Given instruction :: Please transcribe the data that follows without the pictures, keeping every word the same.
-- Source excerpt start --
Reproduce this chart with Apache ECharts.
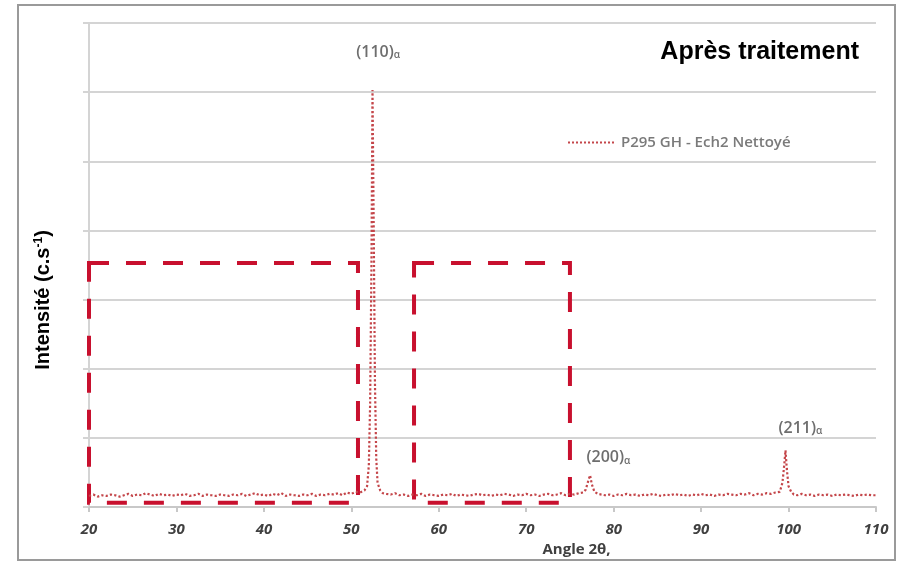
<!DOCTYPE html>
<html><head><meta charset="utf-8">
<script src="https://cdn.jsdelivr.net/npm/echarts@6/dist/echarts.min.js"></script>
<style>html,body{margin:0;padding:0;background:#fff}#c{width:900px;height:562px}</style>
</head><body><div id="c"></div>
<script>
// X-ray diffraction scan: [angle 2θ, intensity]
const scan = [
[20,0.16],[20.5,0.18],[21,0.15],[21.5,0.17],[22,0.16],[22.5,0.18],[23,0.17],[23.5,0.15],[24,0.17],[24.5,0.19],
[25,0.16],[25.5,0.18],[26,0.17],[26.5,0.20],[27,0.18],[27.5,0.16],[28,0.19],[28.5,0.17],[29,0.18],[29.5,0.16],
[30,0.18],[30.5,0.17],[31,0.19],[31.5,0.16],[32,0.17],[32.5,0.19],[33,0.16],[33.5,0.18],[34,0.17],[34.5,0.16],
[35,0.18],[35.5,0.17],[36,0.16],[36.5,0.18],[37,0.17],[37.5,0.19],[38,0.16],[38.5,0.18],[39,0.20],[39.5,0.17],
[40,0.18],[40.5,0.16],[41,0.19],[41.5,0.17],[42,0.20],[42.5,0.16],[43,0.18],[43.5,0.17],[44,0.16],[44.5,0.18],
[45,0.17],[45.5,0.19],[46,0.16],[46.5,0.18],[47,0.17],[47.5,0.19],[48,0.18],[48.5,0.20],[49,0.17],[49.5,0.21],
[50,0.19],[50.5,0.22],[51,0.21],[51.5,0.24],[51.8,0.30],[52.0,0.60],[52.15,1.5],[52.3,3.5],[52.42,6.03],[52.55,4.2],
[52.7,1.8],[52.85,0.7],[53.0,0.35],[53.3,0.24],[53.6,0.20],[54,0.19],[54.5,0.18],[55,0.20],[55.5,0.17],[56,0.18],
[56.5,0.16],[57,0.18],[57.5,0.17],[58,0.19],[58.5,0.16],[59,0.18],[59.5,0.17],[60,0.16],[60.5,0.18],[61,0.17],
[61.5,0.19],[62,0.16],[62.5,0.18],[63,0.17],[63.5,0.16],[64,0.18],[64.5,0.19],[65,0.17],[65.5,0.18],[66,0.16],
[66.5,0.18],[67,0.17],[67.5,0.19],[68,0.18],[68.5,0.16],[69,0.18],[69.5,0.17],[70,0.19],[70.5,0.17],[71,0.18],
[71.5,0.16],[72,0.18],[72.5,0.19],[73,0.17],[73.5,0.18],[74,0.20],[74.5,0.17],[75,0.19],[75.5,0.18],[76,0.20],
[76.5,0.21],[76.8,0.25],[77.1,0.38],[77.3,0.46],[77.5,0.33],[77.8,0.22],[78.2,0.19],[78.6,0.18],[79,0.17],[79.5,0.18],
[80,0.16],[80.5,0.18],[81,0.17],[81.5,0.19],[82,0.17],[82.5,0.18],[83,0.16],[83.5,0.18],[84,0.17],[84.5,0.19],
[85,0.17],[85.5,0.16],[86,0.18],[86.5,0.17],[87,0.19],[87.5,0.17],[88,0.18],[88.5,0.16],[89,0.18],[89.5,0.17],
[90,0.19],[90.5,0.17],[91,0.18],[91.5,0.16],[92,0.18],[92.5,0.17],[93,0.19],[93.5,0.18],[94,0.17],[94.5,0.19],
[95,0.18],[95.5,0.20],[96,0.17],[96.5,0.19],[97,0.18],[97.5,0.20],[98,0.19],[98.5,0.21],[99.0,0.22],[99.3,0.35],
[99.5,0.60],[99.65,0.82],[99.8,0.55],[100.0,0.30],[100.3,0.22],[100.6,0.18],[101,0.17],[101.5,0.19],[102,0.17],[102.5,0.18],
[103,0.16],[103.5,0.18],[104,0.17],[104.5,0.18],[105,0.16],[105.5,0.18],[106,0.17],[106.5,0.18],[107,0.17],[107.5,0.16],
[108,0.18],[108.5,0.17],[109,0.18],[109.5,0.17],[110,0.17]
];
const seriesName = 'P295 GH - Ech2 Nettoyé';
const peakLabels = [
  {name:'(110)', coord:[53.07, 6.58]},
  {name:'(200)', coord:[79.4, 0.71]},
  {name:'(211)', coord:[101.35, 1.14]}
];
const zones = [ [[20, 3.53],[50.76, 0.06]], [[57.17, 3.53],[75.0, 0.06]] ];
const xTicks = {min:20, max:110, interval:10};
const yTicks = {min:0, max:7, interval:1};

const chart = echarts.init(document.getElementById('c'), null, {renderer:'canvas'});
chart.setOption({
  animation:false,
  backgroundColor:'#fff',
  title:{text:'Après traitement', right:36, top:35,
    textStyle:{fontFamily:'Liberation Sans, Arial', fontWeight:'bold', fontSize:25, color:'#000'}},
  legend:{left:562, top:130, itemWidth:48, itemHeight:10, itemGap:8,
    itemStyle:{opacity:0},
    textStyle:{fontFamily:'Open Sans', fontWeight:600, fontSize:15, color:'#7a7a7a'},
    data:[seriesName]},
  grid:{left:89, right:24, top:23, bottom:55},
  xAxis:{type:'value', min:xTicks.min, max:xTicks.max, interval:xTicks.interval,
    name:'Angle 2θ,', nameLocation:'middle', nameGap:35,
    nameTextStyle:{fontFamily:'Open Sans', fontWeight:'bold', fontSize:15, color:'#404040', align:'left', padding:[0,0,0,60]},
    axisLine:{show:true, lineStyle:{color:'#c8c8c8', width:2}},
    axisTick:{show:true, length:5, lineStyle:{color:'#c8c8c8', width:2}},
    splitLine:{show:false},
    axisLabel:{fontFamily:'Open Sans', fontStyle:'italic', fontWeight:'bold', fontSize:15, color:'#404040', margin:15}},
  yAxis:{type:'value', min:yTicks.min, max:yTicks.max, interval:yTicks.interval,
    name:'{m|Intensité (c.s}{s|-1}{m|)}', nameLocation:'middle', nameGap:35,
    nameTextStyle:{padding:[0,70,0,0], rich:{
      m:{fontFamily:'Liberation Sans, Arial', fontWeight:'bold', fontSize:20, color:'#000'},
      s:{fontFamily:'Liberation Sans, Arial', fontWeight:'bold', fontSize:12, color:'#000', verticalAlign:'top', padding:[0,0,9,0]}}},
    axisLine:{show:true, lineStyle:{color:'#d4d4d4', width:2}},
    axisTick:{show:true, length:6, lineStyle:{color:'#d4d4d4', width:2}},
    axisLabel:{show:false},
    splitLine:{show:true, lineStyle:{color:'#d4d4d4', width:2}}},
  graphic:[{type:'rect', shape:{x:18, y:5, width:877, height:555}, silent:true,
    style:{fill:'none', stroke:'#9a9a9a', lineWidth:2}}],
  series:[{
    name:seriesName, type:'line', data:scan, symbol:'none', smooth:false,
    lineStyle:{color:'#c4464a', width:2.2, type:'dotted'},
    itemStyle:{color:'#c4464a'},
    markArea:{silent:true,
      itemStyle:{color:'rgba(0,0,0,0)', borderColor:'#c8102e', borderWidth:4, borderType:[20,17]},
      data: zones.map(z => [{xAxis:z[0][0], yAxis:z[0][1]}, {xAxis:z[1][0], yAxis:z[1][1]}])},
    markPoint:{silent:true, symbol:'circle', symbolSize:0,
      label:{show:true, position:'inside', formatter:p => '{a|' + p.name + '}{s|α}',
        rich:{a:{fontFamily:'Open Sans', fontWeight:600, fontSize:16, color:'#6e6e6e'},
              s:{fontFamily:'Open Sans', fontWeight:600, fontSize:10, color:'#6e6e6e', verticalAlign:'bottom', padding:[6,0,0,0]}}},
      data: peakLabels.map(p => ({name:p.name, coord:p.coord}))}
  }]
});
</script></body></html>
-- Source excerpt end --
Finished answer ::
Reproduce this chart with Apache ECharts.
<!DOCTYPE html>
<html><head><meta charset="utf-8">
<script src="https://cdn.jsdelivr.net/npm/echarts@6/dist/echarts.min.js"></script>
<style>html,body{margin:0;padding:0;background:#fff}#c{width:900px;height:562px}</style>
</head><body><div id="c"></div>
<script>
// X-ray diffraction scan: [angle 2θ, intensity]
const scan = [
[20,0.16],[20.5,0.18],[21,0.15],[21.5,0.17],[22,0.16],[22.5,0.18],[23,0.17],[23.5,0.15],[24,0.17],[24.5,0.19],
[25,0.16],[25.5,0.18],[26,0.17],[26.5,0.20],[27,0.18],[27.5,0.16],[28,0.19],[28.5,0.17],[29,0.18],[29.5,0.16],
[30,0.18],[30.5,0.17],[31,0.19],[31.5,0.16],[32,0.17],[32.5,0.19],[33,0.16],[33.5,0.18],[34,0.17],[34.5,0.16],
[35,0.18],[35.5,0.17],[36,0.16],[36.5,0.18],[37,0.17],[37.5,0.19],[38,0.16],[38.5,0.18],[39,0.20],[39.5,0.17],
[40,0.18],[40.5,0.16],[41,0.19],[41.5,0.17],[42,0.20],[42.5,0.16],[43,0.18],[43.5,0.17],[44,0.16],[44.5,0.18],
[45,0.17],[45.5,0.19],[46,0.16],[46.5,0.18],[47,0.17],[47.5,0.19],[48,0.18],[48.5,0.20],[49,0.17],[49.5,0.21],
[50,0.19],[50.5,0.22],[51,0.21],[51.5,0.24],[51.8,0.30],[52.0,0.60],[52.15,1.5],[52.3,3.5],[52.42,6.03],[52.55,4.2],
[52.7,1.8],[52.85,0.7],[53.0,0.35],[53.3,0.24],[53.6,0.20],[54,0.19],[54.5,0.18],[55,0.20],[55.5,0.17],[56,0.18],
[56.5,0.16],[57,0.18],[57.5,0.17],[58,0.19],[58.5,0.16],[59,0.18],[59.5,0.17],[60,0.16],[60.5,0.18],[61,0.17],
[61.5,0.19],[62,0.16],[62.5,0.18],[63,0.17],[63.5,0.16],[64,0.18],[64.5,0.19],[65,0.17],[65.5,0.18],[66,0.16],
[66.5,0.18],[67,0.17],[67.5,0.19],[68,0.18],[68.5,0.16],[69,0.18],[69.5,0.17],[70,0.19],[70.5,0.17],[71,0.18],
[71.5,0.16],[72,0.18],[72.5,0.19],[73,0.17],[73.5,0.18],[74,0.20],[74.5,0.17],[75,0.19],[75.5,0.18],[76,0.20],
[76.5,0.21],[76.8,0.25],[77.1,0.38],[77.3,0.46],[77.5,0.33],[77.8,0.22],[78.2,0.19],[78.6,0.18],[79,0.17],[79.5,0.18],
[80,0.16],[80.5,0.18],[81,0.17],[81.5,0.19],[82,0.17],[82.5,0.18],[83,0.16],[83.5,0.18],[84,0.17],[84.5,0.19],
[85,0.17],[85.5,0.16],[86,0.18],[86.5,0.17],[87,0.19],[87.5,0.17],[88,0.18],[88.5,0.16],[89,0.18],[89.5,0.17],
[90,0.19],[90.5,0.17],[91,0.18],[91.5,0.16],[92,0.18],[92.5,0.17],[93,0.19],[93.5,0.18],[94,0.17],[94.5,0.19],
[95,0.18],[95.5,0.20],[96,0.17],[96.5,0.19],[97,0.18],[97.5,0.20],[98,0.19],[98.5,0.21],[99.0,0.22],[99.3,0.35],
[99.5,0.60],[99.65,0.82],[99.8,0.55],[100.0,0.30],[100.3,0.22],[100.6,0.18],[101,0.17],[101.5,0.19],[102,0.17],[102.5,0.18],
[103,0.16],[103.5,0.18],[104,0.17],[104.5,0.18],[105,0.16],[105.5,0.18],[106,0.17],[106.5,0.18],[107,0.17],[107.5,0.16],
[108,0.18],[108.5,0.17],[109,0.18],[109.5,0.17],[110,0.17]
];
const seriesName = 'P295 GH - Ech2 Nettoyé';
const peakLabels = [
  {name:'(110)', coord:[53.07, 6.58]},
  {name:'(200)', coord:[79.4, 0.71]},
  {name:'(211)', coord:[101.35, 1.14]}
];
const zones = [ [[20, 3.53],[50.76, 0.06]], [[57.17, 3.53],[75.0, 0.06]] ];
const xTicks = {min:20, max:110, interval:10};
const yTicks = {min:0, max:7, interval:1};

const chart = echarts.init(document.getElementById('c'), null, {renderer:'canvas'});
chart.setOption({
  animation:false,
  backgroundColor:'#fff',
  title:{text:'Après traitement', right:36, top:35,
    textStyle:{fontFamily:'Liberation Sans, Arial', fontWeight:'bold', fontSize:25, color:'#000'}},
  legend:{left:562, top:130, itemWidth:48, itemHeight:10, itemGap:8,
    itemStyle:{opacity:0},
    textStyle:{fontFamily:'Open Sans', fontWeight:600, fontSize:15, color:'#7a7a7a'},
    data:[seriesName]},
  grid:{left:89, right:24, top:23, bottom:55},
  xAxis:{type:'value', min:xTicks.min, max:xTicks.max, interval:xTicks.interval,
    name:'Angle 2θ,', nameLocation:'middle', nameGap:35,
    nameTextStyle:{fontFamily:'Open Sans', fontWeight:'bold', fontSize:15, color:'#404040', align:'left', padding:[0,0,0,60]},
    axisLine:{show:true, lineStyle:{color:'#c8c8c8', width:2}},
    axisTick:{show:true, length:5, lineStyle:{color:'#c8c8c8', width:2}},
    splitLine:{show:false},
    axisLabel:{fontFamily:'Open Sans', fontStyle:'italic', fontWeight:'bold', fontSize:15, color:'#404040', margin:15}},
  yAxis:{type:'value', min:yTicks.min, max:yTicks.max, interval:yTicks.interval,
    name:'{m|Intensité (c.s}{s|-1}{m|)}', nameLocation:'middle', nameGap:35,
    nameTextStyle:{padding:[0,70,0,0], rich:{
      m:{fontFamily:'Liberation Sans, Arial', fontWeight:'bold', fontSize:20, color:'#000'},
      s:{fontFamily:'Liberation Sans, Arial', fontWeight:'bold', fontSize:12, color:'#000', verticalAlign:'top', padding:[0,0,9,0]}}},
    axisLine:{show:true, lineStyle:{color:'#d4d4d4', width:2}},
    axisTick:{show:true, length:6, lineStyle:{color:'#d4d4d4', width:2}},
    axisLabel:{show:false},
    splitLine:{show:true, lineStyle:{color:'#d4d4d4', width:2}}},
  graphic:[{type:'rect', shape:{x:18, y:5, width:877, height:555}, silent:true,
    style:{fill:'none', stroke:'#9a9a9a', lineWidth:2}}],
  series:[{
    name:seriesName, type:'line', data:scan, symbol:'none', smooth:false,
    lineStyle:{color:'#c4464a', width:2.2, type:'dotted'},
    itemStyle:{color:'#c4464a'},
    markArea:{silent:true,
      itemStyle:{color:'rgba(0,0,0,0)', borderColor:'#c8102e', borderWidth:4, borderType:[20,17]},
      data: zones.map(z => [{xAxis:z[0][0], yAxis:z[0][1]}, {xAxis:z[1][0], yAxis:z[1][1]}])},
    markPoint:{silent:true, symbol:'circle', symbolSize:0,
      label:{show:true, position:'inside', formatter:p => '{a|' + p.name + '}{s|α}',
        rich:{a:{fontFamily:'Open Sans', fontWeight:600, fontSize:16, color:'#6e6e6e'},
              s:{fontFamily:'Open Sans', fontWeight:600, fontSize:10, color:'#6e6e6e', verticalAlign:'bottom', padding:[6,0,0,0]}}},
      data: peakLabels.map(p => ({name:p.name, coord:p.coord}))}
  }]
});
</script></body></html>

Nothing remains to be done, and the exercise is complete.